I find myself in the midst of a spiritual dry spell. And, to be honest, dry spell seems to not be the right word for it exactly. I feel out of sync. The relationship between me and God right now is like trying to tune into a radio station while driving through the mountains. There are moments that it comes in clear as day, but there are long stretches of static.
A great deal of this is on me. I have been literally sick and tired the last few weeks. That is typically a ready personal recipe for apathy. I know this, but I have not put up much resistance to the situation. There is not a lot of fight in me right now. I have remained fairly diligent in reading scripture, but it feels like going through motions. All of this I know, but I cannot quite get unstuck.
I do not subscribe to a thoroughly Reformed theology, yet since I was a teenager I have been terrified of the idea of God hardening my heart. I don’t necessarily believe this is something that God does (You say, “Pharaoh.” I say, “I know, but it’s complicated.”), but there is just enough of a crack in that door to freak me out whenever my affinity for my Creator grows dim.

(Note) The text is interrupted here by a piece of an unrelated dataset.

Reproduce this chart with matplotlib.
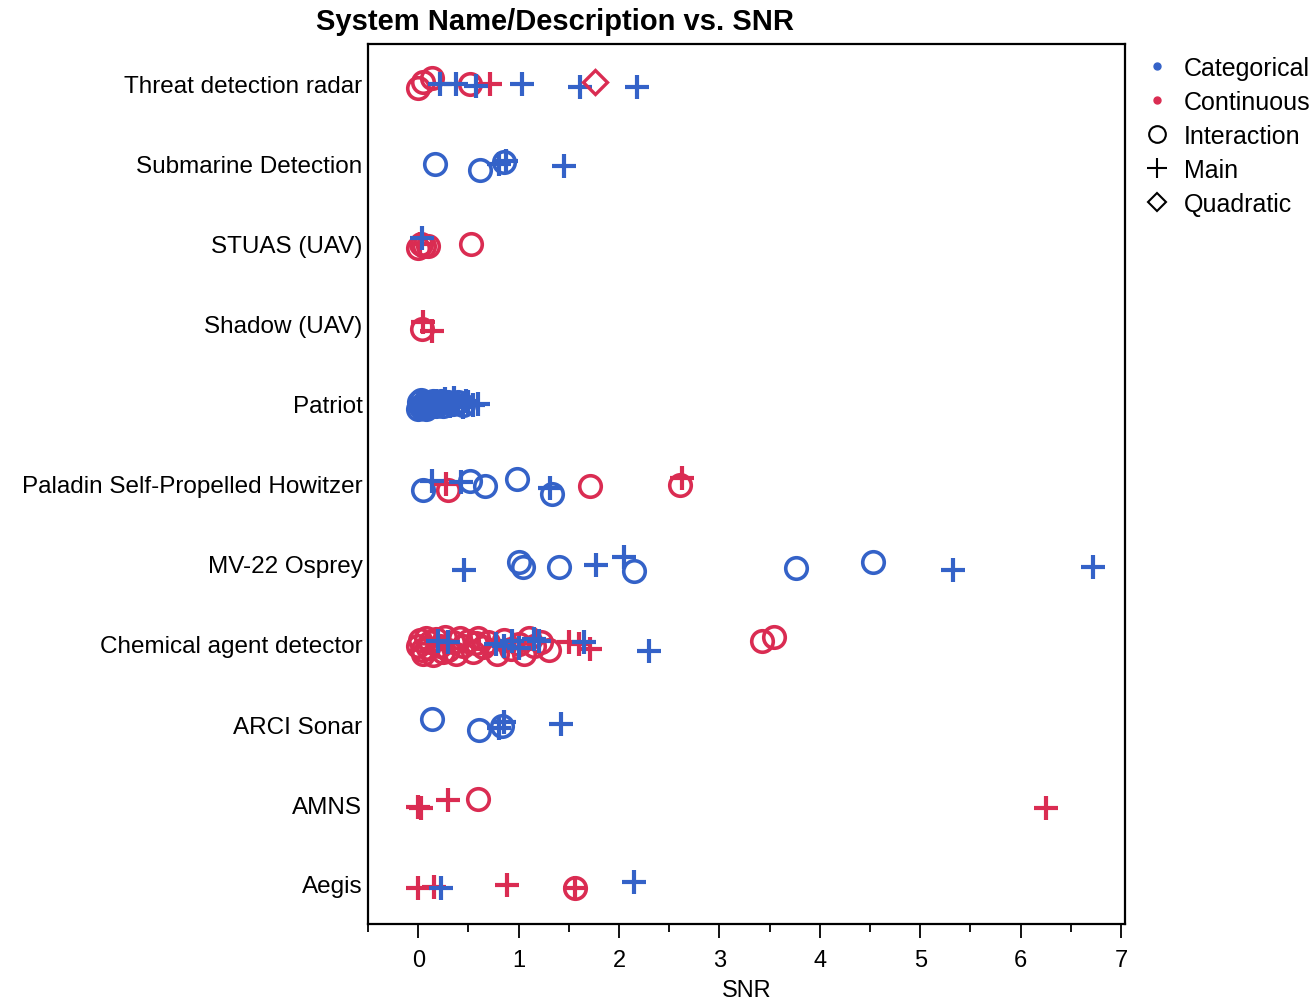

But I think that getting consumed with such thoughts keeps me mired. It is a distraction, albeit a painful one, that gives me an excuse to stay in that apathetic wilderness of nothingness.
This spiritual coldness is especially hard for me now that we have entered the season of Lent. I didn’t really discover Lent until a handful of years ago, but it has typically been a time that has re-focused me on who God is and what was done through Jesus. I look forward to the Lenten season. This year, we are three days in and I have yet to decide what I would give up or do.
What can I do? Repent of my apathy and my other crap. Realize that following God is a Boston song. Press forward. There are simply times when the distance between God and us feels immense and it sucks. Yet God is there. I believe that. At the very least, I hope that. That is about all I can do.